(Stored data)

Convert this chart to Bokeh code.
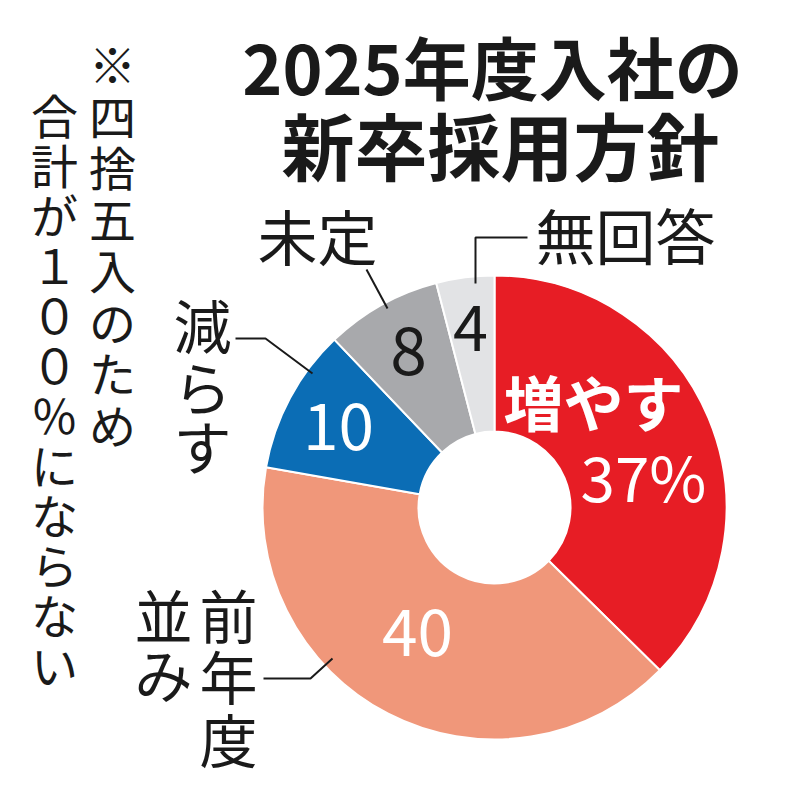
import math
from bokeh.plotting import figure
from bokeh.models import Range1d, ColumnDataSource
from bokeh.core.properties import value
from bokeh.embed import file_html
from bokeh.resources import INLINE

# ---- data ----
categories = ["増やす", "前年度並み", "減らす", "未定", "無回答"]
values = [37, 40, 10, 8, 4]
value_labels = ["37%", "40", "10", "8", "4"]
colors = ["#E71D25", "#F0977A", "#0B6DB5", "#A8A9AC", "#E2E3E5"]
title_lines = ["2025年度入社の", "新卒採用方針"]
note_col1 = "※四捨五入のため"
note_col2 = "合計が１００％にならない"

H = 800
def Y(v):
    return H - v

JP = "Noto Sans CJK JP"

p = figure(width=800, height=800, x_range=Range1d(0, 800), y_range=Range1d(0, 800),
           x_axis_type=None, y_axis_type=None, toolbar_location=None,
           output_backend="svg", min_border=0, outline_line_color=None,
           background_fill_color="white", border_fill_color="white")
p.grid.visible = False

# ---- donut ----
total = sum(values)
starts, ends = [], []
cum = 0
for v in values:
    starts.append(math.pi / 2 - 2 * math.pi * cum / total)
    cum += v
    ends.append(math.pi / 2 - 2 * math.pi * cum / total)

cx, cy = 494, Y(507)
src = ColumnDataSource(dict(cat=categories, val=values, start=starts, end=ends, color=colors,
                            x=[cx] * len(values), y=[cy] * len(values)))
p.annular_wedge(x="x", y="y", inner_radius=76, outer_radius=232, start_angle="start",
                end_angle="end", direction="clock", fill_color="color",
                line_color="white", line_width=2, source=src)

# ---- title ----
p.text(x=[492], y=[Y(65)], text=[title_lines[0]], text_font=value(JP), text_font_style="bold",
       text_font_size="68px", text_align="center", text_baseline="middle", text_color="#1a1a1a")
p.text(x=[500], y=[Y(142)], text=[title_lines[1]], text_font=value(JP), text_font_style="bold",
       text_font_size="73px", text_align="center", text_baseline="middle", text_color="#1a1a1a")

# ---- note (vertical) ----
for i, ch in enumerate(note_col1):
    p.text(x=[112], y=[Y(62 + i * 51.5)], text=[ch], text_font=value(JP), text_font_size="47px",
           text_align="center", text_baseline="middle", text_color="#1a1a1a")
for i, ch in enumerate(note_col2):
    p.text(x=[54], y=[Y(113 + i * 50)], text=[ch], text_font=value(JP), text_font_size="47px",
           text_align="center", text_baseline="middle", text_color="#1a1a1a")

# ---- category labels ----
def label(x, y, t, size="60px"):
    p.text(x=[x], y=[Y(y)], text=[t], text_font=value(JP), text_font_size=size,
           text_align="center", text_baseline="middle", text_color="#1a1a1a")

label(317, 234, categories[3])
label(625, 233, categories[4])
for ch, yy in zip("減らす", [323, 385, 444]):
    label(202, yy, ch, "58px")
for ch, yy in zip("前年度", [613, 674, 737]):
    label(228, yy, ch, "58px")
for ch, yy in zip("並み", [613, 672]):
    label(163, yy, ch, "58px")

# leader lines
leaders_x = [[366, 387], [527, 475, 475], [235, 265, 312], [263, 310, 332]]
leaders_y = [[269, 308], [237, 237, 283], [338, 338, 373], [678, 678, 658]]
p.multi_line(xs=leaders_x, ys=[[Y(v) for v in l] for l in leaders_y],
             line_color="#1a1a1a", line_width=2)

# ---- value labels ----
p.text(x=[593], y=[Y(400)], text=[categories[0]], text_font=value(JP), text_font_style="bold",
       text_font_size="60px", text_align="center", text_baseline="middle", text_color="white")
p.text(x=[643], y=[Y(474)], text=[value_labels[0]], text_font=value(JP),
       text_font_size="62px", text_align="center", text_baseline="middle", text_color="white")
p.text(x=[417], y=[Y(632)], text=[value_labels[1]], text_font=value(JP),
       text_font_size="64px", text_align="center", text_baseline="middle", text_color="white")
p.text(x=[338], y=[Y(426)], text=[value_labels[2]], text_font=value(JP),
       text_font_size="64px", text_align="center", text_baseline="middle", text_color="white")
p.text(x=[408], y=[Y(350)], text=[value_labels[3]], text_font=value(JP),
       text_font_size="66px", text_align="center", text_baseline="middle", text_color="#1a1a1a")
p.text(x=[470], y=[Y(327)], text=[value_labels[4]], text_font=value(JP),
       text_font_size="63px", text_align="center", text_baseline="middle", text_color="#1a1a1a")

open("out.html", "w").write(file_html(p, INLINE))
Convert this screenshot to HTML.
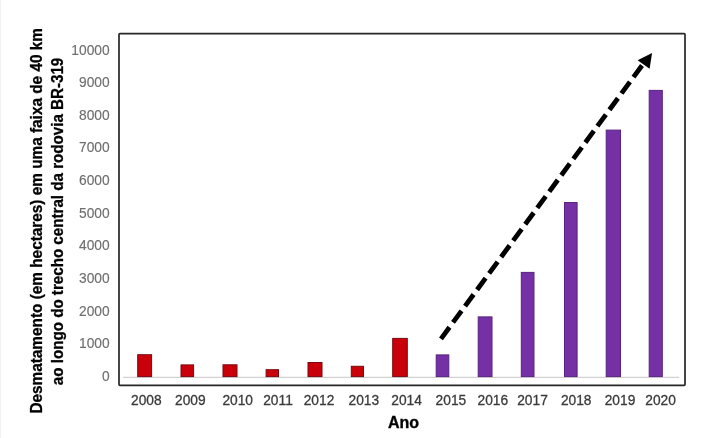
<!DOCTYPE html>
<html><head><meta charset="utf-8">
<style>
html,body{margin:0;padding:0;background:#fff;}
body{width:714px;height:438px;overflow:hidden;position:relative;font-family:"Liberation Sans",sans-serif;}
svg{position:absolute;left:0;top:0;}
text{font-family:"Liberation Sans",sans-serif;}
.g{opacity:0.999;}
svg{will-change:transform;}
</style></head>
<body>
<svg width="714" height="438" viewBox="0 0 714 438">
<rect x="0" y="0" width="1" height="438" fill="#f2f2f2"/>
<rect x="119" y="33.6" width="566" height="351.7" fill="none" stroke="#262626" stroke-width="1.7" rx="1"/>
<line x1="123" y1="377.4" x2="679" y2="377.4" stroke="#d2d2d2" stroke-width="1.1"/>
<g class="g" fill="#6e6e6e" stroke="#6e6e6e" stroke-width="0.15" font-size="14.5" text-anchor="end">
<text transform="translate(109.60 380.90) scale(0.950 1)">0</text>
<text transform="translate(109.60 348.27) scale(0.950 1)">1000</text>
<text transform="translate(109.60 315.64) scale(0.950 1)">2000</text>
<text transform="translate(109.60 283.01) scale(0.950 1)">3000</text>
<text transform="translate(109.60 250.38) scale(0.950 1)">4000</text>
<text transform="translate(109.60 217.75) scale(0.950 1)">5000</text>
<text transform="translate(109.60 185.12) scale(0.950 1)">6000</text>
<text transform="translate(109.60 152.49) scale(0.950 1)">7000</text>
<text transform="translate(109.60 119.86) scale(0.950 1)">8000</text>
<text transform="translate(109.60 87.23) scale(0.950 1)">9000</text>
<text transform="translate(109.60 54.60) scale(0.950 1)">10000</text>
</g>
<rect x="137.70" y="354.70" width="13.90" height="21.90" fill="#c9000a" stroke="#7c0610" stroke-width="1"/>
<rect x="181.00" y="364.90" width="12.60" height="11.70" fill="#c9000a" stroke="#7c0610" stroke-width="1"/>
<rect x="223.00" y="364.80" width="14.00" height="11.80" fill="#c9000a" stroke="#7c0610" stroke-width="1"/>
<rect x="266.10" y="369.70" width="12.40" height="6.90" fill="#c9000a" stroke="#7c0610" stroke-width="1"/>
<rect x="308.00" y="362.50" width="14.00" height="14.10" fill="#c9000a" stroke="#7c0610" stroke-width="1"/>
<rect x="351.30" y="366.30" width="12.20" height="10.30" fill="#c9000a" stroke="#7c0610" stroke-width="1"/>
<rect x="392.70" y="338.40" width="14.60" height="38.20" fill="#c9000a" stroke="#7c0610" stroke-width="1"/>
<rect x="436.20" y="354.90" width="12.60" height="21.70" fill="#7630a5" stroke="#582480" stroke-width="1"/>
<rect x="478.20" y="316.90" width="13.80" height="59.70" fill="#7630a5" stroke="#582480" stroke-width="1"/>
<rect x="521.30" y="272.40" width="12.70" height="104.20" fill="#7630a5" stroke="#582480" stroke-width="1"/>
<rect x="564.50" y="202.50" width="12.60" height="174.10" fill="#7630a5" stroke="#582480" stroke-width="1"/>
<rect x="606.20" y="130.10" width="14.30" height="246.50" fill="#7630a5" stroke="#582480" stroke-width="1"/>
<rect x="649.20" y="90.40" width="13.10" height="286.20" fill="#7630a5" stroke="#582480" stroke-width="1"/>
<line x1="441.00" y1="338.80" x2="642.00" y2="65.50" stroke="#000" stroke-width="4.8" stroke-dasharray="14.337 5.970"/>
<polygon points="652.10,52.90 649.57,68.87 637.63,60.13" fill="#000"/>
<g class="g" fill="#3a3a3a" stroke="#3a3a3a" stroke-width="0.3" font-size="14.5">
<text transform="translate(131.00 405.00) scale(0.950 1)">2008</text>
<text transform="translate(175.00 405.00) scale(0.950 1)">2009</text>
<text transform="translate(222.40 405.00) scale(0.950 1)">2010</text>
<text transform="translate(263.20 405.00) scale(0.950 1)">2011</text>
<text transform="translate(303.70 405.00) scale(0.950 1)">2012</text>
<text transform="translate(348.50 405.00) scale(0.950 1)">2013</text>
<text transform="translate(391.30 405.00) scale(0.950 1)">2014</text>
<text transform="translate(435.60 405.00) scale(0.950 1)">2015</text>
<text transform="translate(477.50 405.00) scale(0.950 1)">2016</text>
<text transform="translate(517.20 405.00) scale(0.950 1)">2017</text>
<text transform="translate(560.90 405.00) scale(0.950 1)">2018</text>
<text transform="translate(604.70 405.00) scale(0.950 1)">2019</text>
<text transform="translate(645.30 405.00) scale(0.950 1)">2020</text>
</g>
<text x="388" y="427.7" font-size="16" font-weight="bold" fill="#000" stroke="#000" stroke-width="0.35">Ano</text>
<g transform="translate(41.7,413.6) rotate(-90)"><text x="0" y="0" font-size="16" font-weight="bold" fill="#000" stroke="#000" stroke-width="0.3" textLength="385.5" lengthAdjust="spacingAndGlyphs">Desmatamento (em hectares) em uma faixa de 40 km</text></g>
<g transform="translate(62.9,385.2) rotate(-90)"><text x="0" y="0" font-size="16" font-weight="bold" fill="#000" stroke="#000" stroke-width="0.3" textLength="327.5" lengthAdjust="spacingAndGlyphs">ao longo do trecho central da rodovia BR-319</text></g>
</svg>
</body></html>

...

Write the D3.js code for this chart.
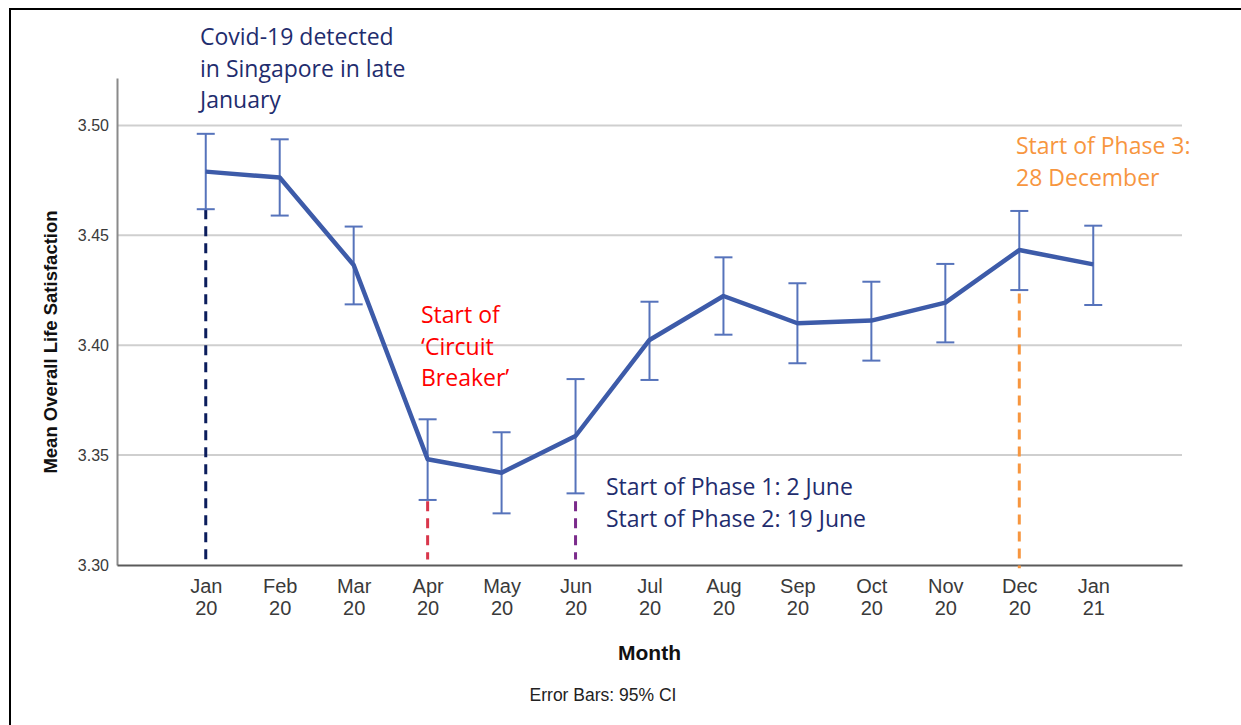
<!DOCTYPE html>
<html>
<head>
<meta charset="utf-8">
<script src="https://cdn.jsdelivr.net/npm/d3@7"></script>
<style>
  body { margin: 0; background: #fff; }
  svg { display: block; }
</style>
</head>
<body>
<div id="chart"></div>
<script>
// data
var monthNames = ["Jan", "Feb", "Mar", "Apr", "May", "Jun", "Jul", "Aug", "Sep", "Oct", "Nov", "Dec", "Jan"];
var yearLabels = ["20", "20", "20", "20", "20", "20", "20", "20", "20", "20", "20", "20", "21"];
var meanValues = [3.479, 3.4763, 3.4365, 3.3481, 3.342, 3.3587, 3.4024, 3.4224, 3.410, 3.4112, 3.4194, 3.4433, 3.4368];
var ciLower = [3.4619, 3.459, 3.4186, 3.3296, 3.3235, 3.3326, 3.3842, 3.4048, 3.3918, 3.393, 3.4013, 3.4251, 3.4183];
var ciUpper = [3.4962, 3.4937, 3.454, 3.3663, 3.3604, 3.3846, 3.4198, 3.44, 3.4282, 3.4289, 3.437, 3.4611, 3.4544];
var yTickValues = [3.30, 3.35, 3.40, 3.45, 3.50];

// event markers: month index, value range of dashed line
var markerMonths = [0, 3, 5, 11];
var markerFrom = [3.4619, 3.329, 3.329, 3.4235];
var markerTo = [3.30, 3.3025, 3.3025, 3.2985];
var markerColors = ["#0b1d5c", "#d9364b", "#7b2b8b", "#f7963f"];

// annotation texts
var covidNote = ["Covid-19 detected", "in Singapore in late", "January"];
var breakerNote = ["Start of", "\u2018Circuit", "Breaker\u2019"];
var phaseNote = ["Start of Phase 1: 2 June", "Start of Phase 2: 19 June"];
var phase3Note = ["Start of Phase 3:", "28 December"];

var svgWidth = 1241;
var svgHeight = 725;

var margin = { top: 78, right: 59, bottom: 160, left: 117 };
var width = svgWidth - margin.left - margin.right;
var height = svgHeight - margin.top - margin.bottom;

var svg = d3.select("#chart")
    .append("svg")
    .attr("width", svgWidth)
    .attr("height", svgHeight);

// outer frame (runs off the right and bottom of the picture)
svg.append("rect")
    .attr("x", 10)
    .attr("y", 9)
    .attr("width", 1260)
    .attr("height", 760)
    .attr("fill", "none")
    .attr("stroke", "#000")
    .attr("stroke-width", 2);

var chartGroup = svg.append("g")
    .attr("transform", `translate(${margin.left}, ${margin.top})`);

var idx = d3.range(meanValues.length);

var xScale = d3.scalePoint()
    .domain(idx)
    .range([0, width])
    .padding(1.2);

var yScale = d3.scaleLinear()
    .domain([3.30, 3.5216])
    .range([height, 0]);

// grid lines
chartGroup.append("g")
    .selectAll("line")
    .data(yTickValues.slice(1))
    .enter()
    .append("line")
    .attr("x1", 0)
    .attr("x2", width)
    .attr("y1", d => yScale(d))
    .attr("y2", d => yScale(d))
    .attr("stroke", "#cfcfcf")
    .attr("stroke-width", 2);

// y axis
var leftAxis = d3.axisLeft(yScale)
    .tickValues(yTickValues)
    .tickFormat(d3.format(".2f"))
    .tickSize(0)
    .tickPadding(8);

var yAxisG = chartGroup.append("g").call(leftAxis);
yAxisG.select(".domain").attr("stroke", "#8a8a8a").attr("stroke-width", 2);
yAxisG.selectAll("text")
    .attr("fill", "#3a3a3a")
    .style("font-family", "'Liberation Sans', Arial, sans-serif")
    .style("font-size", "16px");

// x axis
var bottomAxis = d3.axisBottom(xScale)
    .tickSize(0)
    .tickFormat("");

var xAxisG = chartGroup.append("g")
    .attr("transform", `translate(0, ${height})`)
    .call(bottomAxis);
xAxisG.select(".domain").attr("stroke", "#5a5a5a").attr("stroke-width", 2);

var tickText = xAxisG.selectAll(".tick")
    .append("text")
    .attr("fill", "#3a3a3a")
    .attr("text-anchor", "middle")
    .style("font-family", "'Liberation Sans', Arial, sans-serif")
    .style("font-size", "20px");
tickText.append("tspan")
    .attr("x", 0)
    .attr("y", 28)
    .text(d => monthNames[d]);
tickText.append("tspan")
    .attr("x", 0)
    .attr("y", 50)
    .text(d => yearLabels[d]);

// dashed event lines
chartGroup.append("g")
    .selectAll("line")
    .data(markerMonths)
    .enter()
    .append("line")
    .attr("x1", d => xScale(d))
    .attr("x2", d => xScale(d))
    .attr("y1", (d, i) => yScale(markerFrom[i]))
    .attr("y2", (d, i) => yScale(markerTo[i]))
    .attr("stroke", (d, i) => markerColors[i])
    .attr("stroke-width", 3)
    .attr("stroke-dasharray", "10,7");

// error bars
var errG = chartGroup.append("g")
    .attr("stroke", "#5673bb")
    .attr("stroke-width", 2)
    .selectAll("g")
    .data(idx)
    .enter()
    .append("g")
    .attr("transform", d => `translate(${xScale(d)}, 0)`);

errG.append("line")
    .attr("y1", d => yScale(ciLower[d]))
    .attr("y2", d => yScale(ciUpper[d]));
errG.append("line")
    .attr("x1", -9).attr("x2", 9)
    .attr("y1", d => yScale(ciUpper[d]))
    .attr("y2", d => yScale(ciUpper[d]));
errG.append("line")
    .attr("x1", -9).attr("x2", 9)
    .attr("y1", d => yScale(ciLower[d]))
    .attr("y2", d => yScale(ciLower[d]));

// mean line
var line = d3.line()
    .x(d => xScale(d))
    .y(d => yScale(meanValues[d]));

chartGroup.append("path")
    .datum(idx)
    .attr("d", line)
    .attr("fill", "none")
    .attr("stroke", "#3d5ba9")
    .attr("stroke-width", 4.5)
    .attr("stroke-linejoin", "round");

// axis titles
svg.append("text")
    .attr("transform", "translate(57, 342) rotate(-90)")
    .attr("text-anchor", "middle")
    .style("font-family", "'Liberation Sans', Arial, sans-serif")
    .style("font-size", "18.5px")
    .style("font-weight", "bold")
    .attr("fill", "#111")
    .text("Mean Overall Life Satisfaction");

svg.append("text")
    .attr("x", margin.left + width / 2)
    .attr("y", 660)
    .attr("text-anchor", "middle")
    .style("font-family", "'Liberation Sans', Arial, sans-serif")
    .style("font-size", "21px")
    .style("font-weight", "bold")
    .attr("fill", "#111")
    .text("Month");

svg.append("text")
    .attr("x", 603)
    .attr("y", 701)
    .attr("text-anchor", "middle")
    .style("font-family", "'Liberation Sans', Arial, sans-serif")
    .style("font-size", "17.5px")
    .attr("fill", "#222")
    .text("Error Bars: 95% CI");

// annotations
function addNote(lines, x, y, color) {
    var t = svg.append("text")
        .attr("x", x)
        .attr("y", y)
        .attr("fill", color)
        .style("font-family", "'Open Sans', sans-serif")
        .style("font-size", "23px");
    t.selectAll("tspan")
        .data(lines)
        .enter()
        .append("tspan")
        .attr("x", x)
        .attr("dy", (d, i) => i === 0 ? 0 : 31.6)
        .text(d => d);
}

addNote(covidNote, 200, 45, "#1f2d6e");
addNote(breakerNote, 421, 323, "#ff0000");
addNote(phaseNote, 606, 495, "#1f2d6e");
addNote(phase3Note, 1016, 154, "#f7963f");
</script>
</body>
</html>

--

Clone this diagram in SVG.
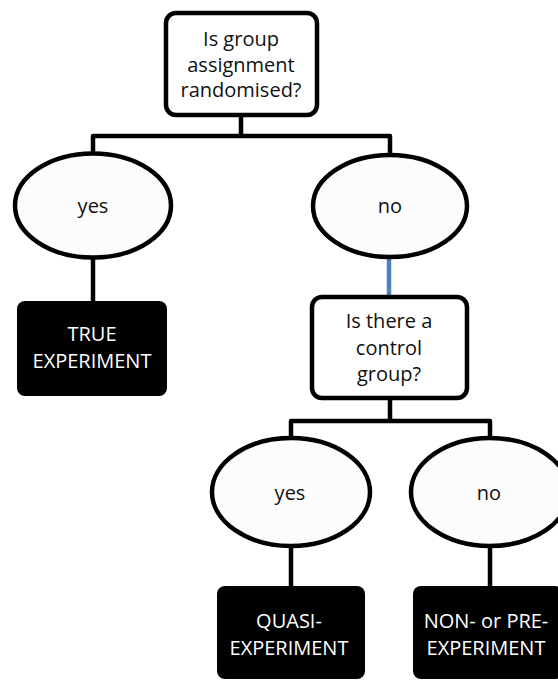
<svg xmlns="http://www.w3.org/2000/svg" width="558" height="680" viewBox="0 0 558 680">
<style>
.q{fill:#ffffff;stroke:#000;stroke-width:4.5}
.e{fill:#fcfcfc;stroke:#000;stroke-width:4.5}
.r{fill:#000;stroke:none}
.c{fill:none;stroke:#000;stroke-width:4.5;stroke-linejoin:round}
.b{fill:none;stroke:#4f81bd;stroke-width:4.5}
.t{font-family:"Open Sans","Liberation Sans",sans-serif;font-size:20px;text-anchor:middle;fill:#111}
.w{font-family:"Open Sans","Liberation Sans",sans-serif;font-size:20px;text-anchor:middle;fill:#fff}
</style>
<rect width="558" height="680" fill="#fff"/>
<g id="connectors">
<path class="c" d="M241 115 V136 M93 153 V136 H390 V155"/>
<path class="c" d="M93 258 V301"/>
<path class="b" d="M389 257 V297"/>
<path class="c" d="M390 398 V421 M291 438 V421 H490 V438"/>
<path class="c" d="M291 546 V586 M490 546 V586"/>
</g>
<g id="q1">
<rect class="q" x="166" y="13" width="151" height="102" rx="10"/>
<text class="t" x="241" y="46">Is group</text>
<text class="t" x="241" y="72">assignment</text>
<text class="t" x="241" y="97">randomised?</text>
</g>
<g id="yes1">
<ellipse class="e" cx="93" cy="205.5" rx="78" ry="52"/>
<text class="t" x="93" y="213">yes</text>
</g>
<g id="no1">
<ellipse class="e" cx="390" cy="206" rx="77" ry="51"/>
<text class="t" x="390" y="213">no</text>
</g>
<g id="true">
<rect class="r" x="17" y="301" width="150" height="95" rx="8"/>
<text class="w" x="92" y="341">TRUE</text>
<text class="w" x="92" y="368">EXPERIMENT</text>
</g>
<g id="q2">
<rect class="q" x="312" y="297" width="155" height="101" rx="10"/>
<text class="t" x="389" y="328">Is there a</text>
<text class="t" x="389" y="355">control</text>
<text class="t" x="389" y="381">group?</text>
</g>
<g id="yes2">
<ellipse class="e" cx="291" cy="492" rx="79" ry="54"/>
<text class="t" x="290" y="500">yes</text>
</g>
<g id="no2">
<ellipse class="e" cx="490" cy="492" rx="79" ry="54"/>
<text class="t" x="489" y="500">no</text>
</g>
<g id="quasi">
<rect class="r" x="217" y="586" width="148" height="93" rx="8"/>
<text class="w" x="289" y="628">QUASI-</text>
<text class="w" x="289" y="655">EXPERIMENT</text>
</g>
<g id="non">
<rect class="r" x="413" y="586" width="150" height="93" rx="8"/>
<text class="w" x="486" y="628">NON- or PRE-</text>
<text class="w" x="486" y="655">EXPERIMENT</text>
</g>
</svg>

**EXERCISE BRIEF**: Above are the records. Print exactly the lines from the one containing "Convert this chart to Bokeh code." to the one containing "ends.append(math.pi / 2", both included, and nothing else; pictures are excluded.

**SOLUTION FOR THIS PROBLEM**:
Convert this chart to Bokeh code.
import math
from bokeh.plotting import figure
from bokeh.models import Range1d, ColumnDataSource
from bokeh.core.properties import value
from bokeh.embed import file_html
from bokeh.resources import INLINE

# ---- data ----
categories = ["増やす", "前年度並み", "減らす", "未定", "無回答"]
values = [37, 40, 10, 8, 4]
value_labels = ["37%", "40", "10", "8", "4"]
colors = ["#E71D25", "#F0977A", "#0B6DB5", "#A8A9AC", "#E2E3E5"]
title_lines = ["2025年度入社の", "新卒採用方針"]
note_col1 = "※四捨五入のため"
note_col2 = "合計が１００％にならない"

H = 800
def Y(v):
    return H - v

JP = "Noto Sans CJK JP"

p = figure(width=800, height=800, x_range=Range1d(0, 800), y_range=Range1d(0, 800),
           x_axis_type=None, y_axis_type=None, toolbar_location=None,
           output_backend="svg", min_border=0, outline_line_color=None,
           background_fill_color="white", border_fill_color="white")
p.grid.visible = False

# ---- donut ----
total = sum(values)
starts, ends = [], []
cum = 0
for v in values:
    starts.append(math.pi / 2 - 2 * math.pi * cum / total)
    cum += v
    ends.append(math.pi / 2 - 2 * math.pi * cum / total)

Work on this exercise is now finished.